▸ **Your goal**
Leave out every picture. Copy exactly the lines from the one holding "Write the TikZ code for this diagram." through the one holding "(spec) at (439.5,350)".

▸ **Information supplied**
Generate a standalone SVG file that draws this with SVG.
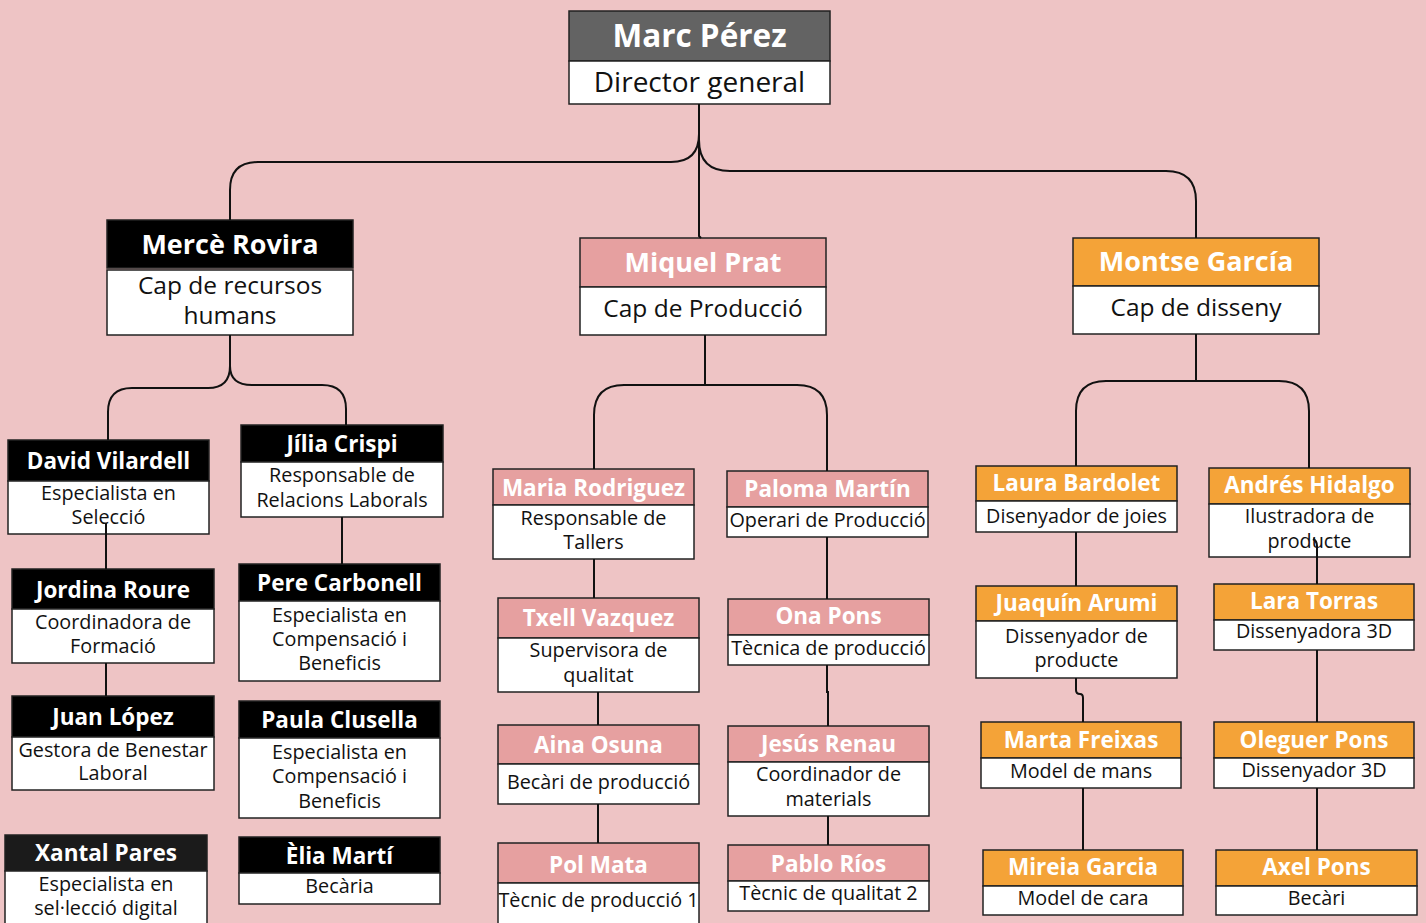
<svg xmlns="http://www.w3.org/2000/svg" width="1426" height="923" viewBox="0 0 1426 923">
<style>
.bg{fill:#EEC4C5}
.hd{stroke:#222;stroke-width:1.5}
.bd{fill:#fff;stroke:#222;stroke-width:1.5}
.gray{fill:#636363}.blk{fill:#000}.dk{fill:#1B1B1B}.pink{fill:#E6A0A0}.org{fill:#F4A338}
text{font-family:"Open Sans","Liberation Sans",sans-serif;text-anchor:middle}
.n1{font-size:31.5px;font-weight:700;fill:#fff}
.t1{font-size:28px;fill:#111}
.n2{font-size:27px;font-weight:700;fill:#fff}
.t2{font-size:24.5px;fill:#111}
.n3{font-size:22.5px;font-weight:700;fill:#fff}
.t3{font-size:19.8px;fill:#111}
.c{fill:none;stroke:#111;stroke-width:2}
</style>
<rect class="bg" x="0" y="0" width="1426" height="923"/>

<g id="marc-perez">
<rect class="hd gray" x="569" y="11" width="261" height="50"/>
<rect class="bd" x="569" y="61" width="261" height="43"/>
<text class="n1" x="699.5" y="47">Marc Pérez</text>
<text class="t1" x="699.5" y="92">Director general</text>
</g>

<g id="merce-rovira">
<rect class="hd blk" x="107" y="220" width="246" height="48"/>
<rect class="bd" x="107" y="270" width="246" height="65"/>
<text class="n2" x="230" y="254">Mercè Rovira</text>
<text class="t2" x="230" y="294">Cap de recursos</text>
<text class="t2" x="230" y="324">humans</text>
</g>

<g id="miquel-prat">
<rect class="hd pink" x="580" y="238" width="246" height="49"/>
<rect class="bd" x="580" y="287" width="246" height="48"/>
<text class="n2" x="703" y="272">Miquel Prat</text>
<text class="t2" x="703" y="317">Cap de Producció</text>
</g>

<g id="montse-garcia">
<rect class="hd org" x="1073" y="238" width="246" height="48"/>
<rect class="bd" x="1073" y="286" width="246" height="48"/>
<text class="n2" x="1196" y="271">Montse García</text>
<text class="t2" x="1196" y="316">Cap de disseny</text>
</g>

<!-- Left column -->
<g id="david-vilardell">
<rect class="hd blk" x="8" y="440" width="201" height="41"/>
<rect class="bd" x="8" y="481" width="201" height="53"/>
<text class="n3" x="108.5" y="469">David Vilardell</text>
<text class="t3" x="108.5" y="500">Especialista en</text>
<text class="t3" x="108.5" y="524">Selecció</text>
</g>
<g id="jordina-roure">
<rect class="hd blk" x="12" y="569" width="202" height="40"/>
<rect class="bd" x="12" y="609" width="202" height="54"/>
<text class="n3" x="113" y="598">Jordina Roure</text>
<text class="t3" x="113" y="629">Coordinadora de</text>
<text class="t3" x="113" y="653">Formació</text>
</g>
<g id="juan-lopez">
<rect class="hd blk" x="12" y="696" width="202" height="41"/>
<rect class="bd" x="12" y="737" width="202" height="53"/>
<text class="n3" x="113" y="725">Juan López</text>
<text class="t3" x="113" y="757">Gestora de Benestar</text>
<text class="t3" x="113" y="780">Laboral</text>
</g>
<g id="xantal-pares">
<rect class="hd dk" x="5" y="835" width="202" height="36"/>
<rect class="bd" x="5" y="871" width="202" height="60"/>
<text class="n3" x="106" y="861">Xantal Pares</text>
<text class="t3" x="106" y="891">Especialista en</text>
<text class="t3" x="106" y="915">sel·lecció digital</text>
</g>

<g id="jilia-crispi">
<rect class="hd blk" x="241" y="425" width="202" height="37"/>
<rect class="bd" x="241" y="462" width="202" height="55"/>
<text class="n3" x="342" y="452">Jília Crispi</text>
<text class="t3" x="342" y="482">Responsable de</text>
<text class="t3" x="342" y="507">Relacions Laborals</text>
</g>
<g id="pere-carbonell">
<rect class="hd blk" x="239" y="564" width="201" height="37"/>
<rect class="bd" x="239" y="601" width="201" height="80"/>
<text class="n3" x="339.5" y="591">Pere Carbonell</text>
<text class="t3" x="339.5" y="622">Especialista en</text>
<text class="t3" x="339.5" y="646">Compensació i</text>
<text class="t3" x="339.5" y="670">Beneficis</text>
</g>
<g id="paula-clusella">
<rect class="hd blk" x="239" y="701" width="201" height="37"/>
<rect class="bd" x="239" y="738" width="201" height="80"/>
<text class="n3" x="339.5" y="728">Paula Clusella</text>
<text class="t3" x="339.5" y="759">Especialista en</text>
<text class="t3" x="339.5" y="783">Compensació i</text>
<text class="t3" x="339.5" y="808">Beneficis</text>
</g>
<g id="elia-marti">
<rect class="hd blk" x="239" y="837" width="201" height="36"/>
<rect class="bd" x="239" y="873" width="201" height="31"/>
<text class="n3" x="339.5" y="864">Èlia Martí</text>
<text class="t3" x="339.5" y="893">Becària</text>
</g>

<!-- Middle column -->
<g id="maria-rodriguez">
<rect class="hd pink" x="493" y="469" width="201" height="36"/>
<rect class="bd" x="493" y="505" width="201" height="54"/>
<text class="n3" x="593.5" y="496">Maria Rodriguez</text>
<text class="t3" x="593.5" y="525">Responsable de</text>
<text class="t3" x="593.5" y="549">Tallers</text>
</g>
<g id="txell-vazquez">
<rect class="hd pink" x="498" y="598" width="201" height="40"/>
<rect class="bd" x="498" y="638" width="201" height="54"/>
<text class="n3" x="598.5" y="626">Txell Vazquez</text>
<text class="t3" x="598.5" y="657">Supervisora de</text>
<text class="t3" x="598.5" y="682">qualitat</text>
</g>
<g id="aina-osuna">
<rect class="hd pink" x="498" y="725" width="201" height="39"/>
<rect class="bd" x="498" y="764" width="201" height="40"/>
<text class="n3" x="598.5" y="753">Aina Osuna</text>
<text class="t3" x="598.5" y="789">Becàri de producció</text>
</g>
<g id="pol-mata">
<rect class="hd pink" x="498" y="843" width="201" height="40"/>
<rect class="bd" x="498" y="883" width="201" height="50"/>
<text class="n3" x="598.5" y="873">Pol Mata</text>
<text class="t3" x="598.5" y="907">Tècnic de producció 1</text>
</g>

<g id="paloma-martin">
<rect class="hd pink" x="727" y="471" width="201" height="36"/>
<rect class="bd" x="727" y="507" width="201" height="30"/>
<text class="n3" x="827.5" y="497">Paloma Martín</text>
<text class="t3" x="827.5" y="527">Operari de Producció</text>
</g>
<g id="ona-pons">
<rect class="hd pink" x="728" y="599" width="201" height="36"/>
<rect class="bd" x="728" y="635" width="201" height="30"/>
<text class="n3" x="828.5" y="624">Ona Pons</text>
<text class="t3" x="828.5" y="655">Tècnica de producció</text>
</g>
<g id="jesus-renau">
<rect class="hd pink" x="728" y="726" width="201" height="36"/>
<rect class="bd" x="728" y="762" width="201" height="54"/>
<text class="n3" x="828.5" y="752">Jesús Renau</text>
<text class="t3" x="828.5" y="781">Coordinador de</text>
<text class="t3" x="828.5" y="806">materials</text>
</g>
<g id="pablo-rios">
<rect class="hd pink" x="728" y="845" width="201" height="36"/>
<rect class="bd" x="728" y="881" width="201" height="30"/>
<text class="n3" x="828.5" y="872">Pablo Ríos</text>
<text class="t3" x="828.5" y="900">Tècnic de qualitat 2</text>
</g>

<!-- Right column -->
<g id="laura-bardolet">
<rect class="hd org" x="976" y="466" width="201" height="35"/>
<rect class="bd" x="976" y="501" width="201" height="31"/>
<text class="n3" x="1076.5" y="491">Laura Bardolet</text>
<text class="t3" x="1076.5" y="523">Disenyador de joies</text>
</g>
<g id="juaquin-arumi">
<rect class="hd org" x="976" y="586" width="201" height="35"/>
<rect class="bd" x="976" y="621" width="201" height="57"/>
<text class="n3" x="1076.5" y="611">Juaquín Arumi</text>
<text class="t3" x="1076.5" y="643">Dissenyador de</text>
<text class="t3" x="1076.5" y="667">producte</text>
</g>
<g id="marta-freixas">
<rect class="hd org" x="981" y="722" width="200" height="36"/>
<rect class="bd" x="981" y="758" width="200" height="30"/>
<text class="n3" x="1081" y="748">Marta Freixas</text>
<text class="t3" x="1081" y="778">Model de mans</text>
</g>
<g id="mireia-garcia">
<rect class="hd org" x="983" y="850" width="200" height="36"/>
<rect class="bd" x="983" y="886" width="200" height="29"/>
<text class="n3" x="1083" y="875">Mireia Garcia</text>
<text class="t3" x="1083" y="905">Model de cara</text>
</g>

<g id="andres-hidalgo">
<rect class="hd org" x="1209" y="468" width="201" height="36"/>
<rect class="bd" x="1209" y="504" width="201" height="53"/>
<text class="n3" x="1309.5" y="493">Andrés Hidalgo</text>
<text class="t3" x="1309.5" y="523">Ilustradora de</text>
<text class="t3" x="1309.5" y="548">producte</text>
</g>
<g id="lara-torras">
<rect class="hd org" x="1214" y="584" width="200" height="36"/>
<rect class="bd" x="1214" y="620" width="200" height="30"/>
<text class="n3" x="1314" y="609">Lara Torras</text>
<text class="t3" x="1314" y="638">Dissenyadora 3D</text>
</g>
<g id="oleguer-pons">
<rect class="hd org" x="1214" y="722" width="200" height="36"/>
<rect class="bd" x="1214" y="758" width="200" height="30"/>
<text class="n3" x="1314" y="748">Oleguer Pons</text>
<text class="t3" x="1314" y="777">Dissenyador 3D</text>
</g>
<g id="axel-pons">
<rect class="hd org" x="1216" y="850" width="201" height="36"/>
<rect class="bd" x="1216" y="886" width="201" height="29"/>
<text class="n3" x="1316.5" y="875">Axel Pons</text>
<text class="t3" x="1316.5" y="905">Becàri</text>
</g>

<g id="connectors">
<path class="c" d="M699,104 V134 Q699,162 671,162 H258 Q230,162 230,190 V220"/>
<path class="c" d="M699,104 V236 L701,238"/>
<path class="c" d="M699,140 Q699,171 730,171 H1166 Q1196,171 1196,201 V238"/>
<path class="c" d="M230,335 V366 Q230,388 208,388 H132 Q108,388 108,412 V440"/>
<path class="c" d="M230,366 Q230,385 252,385 H322 Q346,385 346,409 V425"/>
<path class="c" d="M705,335 V385 H624 Q594,385 594,415 V469"/>
<path class="c" d="M705,385 H797 Q827,385 827,415 V471"/>
<path class="c" d="M1196,334 V381 H1106 Q1076,381 1076,411 V466"/>
<path class="c" d="M1196,381 H1279 Q1309,381 1309,411 V468"/>
<path class="c" d="M106,523 V569"/>
<path class="c" d="M106,663 V696"/>
<path class="c" d="M342,517 V564"/>
<path class="c" d="M594,559 V598"/>
<path class="c" d="M598,692 V725"/>
<path class="c" d="M598,804 V843"/>
<path class="c" d="M827,537 V599"/>
<path class="c" d="M827,665 V692 H828 V726"/>
<path class="c" d="M828,816 V845"/>
<path class="c" d="M1076,532 V586"/>
<path class="c" d="M1076,678 V690 Q1076,694 1080,694 Q1083,694 1083,698 V722"/>
<path class="c" d="M1083,788 V850"/>
<path class="c" d="M1317,584 V546 Q1317,541 1313,539"/>
<path class="c" d="M1317,650 V722"/>
<path class="c" d="M1317,788 V850"/>
</g>
</svg>
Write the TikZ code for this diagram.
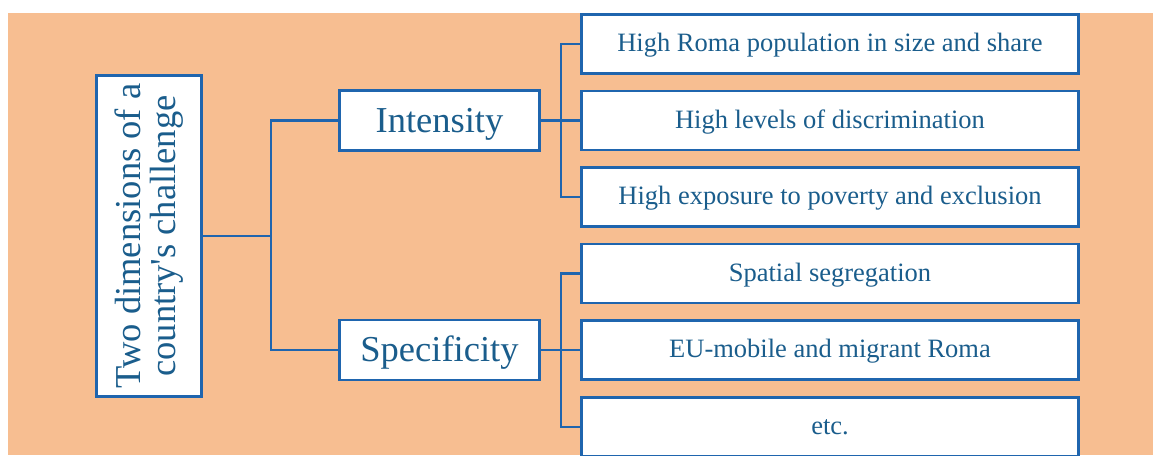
\documentclass[tikz,border=0pt]{standalone}
\usepackage{fontspec}
\setmainfont{Liberation Serif}[Ligatures=TeXOff]
\definecolor{peach}{HTML}{F7BE91}
\definecolor{lineblue}{HTML}{1F65AE}
\definecolor{txtblue}{HTML}{1A5D8C}
\tikzset{
  boxbase/.style={draw=lineblue, line width=2.6pt, fill=white, inner sep=0pt, text=txtblue, align=center},
  leaf/.style={boxbase, minimum width=497pt, minimum height=59pt, font=\fontsize{26.5}{30}\selectfont, text height=18.5pt, text depth=2.6pt},
  mid/.style={boxbase, minimum width=200pt, minimum height=60pt, font=\fontsize{36.5}{40}\selectfont, text height=27.4pt, text depth=3.6pt},
  rootbox/.style={boxbase, rotate=90, minimum width=321pt, minimum height=105pt, font=\fontsize{36.5}{35.5}\selectfont},
  conn/.style={draw=lineblue, line width=2.6pt}
}
\begin{document}
\begin{tikzpicture}[x=1pt,y=-1pt]
\useasboundingbox (0,0) rectangle (1153,455);
\clip (0,0) rectangle (1153,455);
\fill[peach] (8,13) rectangle (1153,455);

\coordinate (j1) at (271,236);
\coordinate (j2) at (561,120.5);
\coordinate (j3) at (561,350);

\draw[conn] (149,236) -- (j1);
\draw[conn] (j1) |- (439.5,120.5);
\draw[conn] (j1) |- (439.5,350);
\draw[conn] (439.5,120.5) -- (830,120.5);
\draw[conn] (439.5,350) -- (830,350);
\draw[conn] (j2) |- (830,44);
\draw[conn] (j2) |- (830,197);
\draw[conn] (j3) |- (830,273.5);
\draw[conn] (j3) |- (830,427);

\node[rootbox] (root) at (149,236) {Two dimensions of a\\country's challenge};
\node[mid] (int) at (439.5,120.5) {Intensity};
\node[mid] (spec) at (439.5,350) {Specificity};

\node[leaf] (a1) at (830,44) {High Roma population in size and share};
\node[leaf] (a2) at (830,120.5) {High levels of discrimination};
\node[leaf] (a3) at (830,197) {High exposure to poverty and exclusion};
\node[leaf] (b1) at (830,273.5) {Spatial segregation};
\node[leaf] (b2) at (830,350) {EU-mobile and migrant Roma};
\node[leaf] (b3) at (830,427) {etc.};
\end{tikzpicture}
\end{document}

▸ **Worked solution**
Write the TikZ code for this diagram.
\documentclass[tikz,border=0pt]{standalone}
\usepackage{fontspec}
\setmainfont{Liberation Serif}[Ligatures=TeXOff]
\definecolor{peach}{HTML}{F7BE91}
\definecolor{lineblue}{HTML}{1F65AE}
\definecolor{txtblue}{HTML}{1A5D8C}
\tikzset{
  boxbase/.style={draw=lineblue, line width=2.6pt, fill=white, inner sep=0pt, text=txtblue, align=center},
  leaf/.style={boxbase, minimum width=497pt, minimum height=59pt, font=\fontsize{26.5}{30}\selectfont, text height=18.5pt, text depth=2.6pt},
  mid/.style={boxbase, minimum width=200pt, minimum height=60pt, font=\fontsize{36.5}{40}\selectfont, text height=27.4pt, text depth=3.6pt},
  rootbox/.style={boxbase, rotate=90, minimum width=321pt, minimum height=105pt, font=\fontsize{36.5}{35.5}\selectfont},
  conn/.style={draw=lineblue, line width=2.6pt}
}
\begin{document}
\begin{tikzpicture}[x=1pt,y=-1pt]
\useasboundingbox (0,0) rectangle (1153,455);
\clip (0,0) rectangle (1153,455);
\fill[peach] (8,13) rectangle (1153,455);

\coordinate (j1) at (271,236);
\coordinate (j2) at (561,120.5);
\coordinate (j3) at (561,350);

\draw[conn] (149,236) -- (j1);
\draw[conn] (j1) |- (439.5,120.5);
\draw[conn] (j1) |- (439.5,350);
\draw[conn] (439.5,120.5) -- (830,120.5);
\draw[conn] (439.5,350) -- (830,350);
\draw[conn] (j2) |- (830,44);
\draw[conn] (j2) |- (830,197);
\draw[conn] (j3) |- (830,273.5);
\draw[conn] (j3) |- (830,427);

\node[rootbox] (root) at (149,236) {Two dimensions of a\\country's challenge};
\node[mid] (int) at (439.5,120.5) {Intensity};
\node[mid] (spec) at (439.5,350) {Specificity};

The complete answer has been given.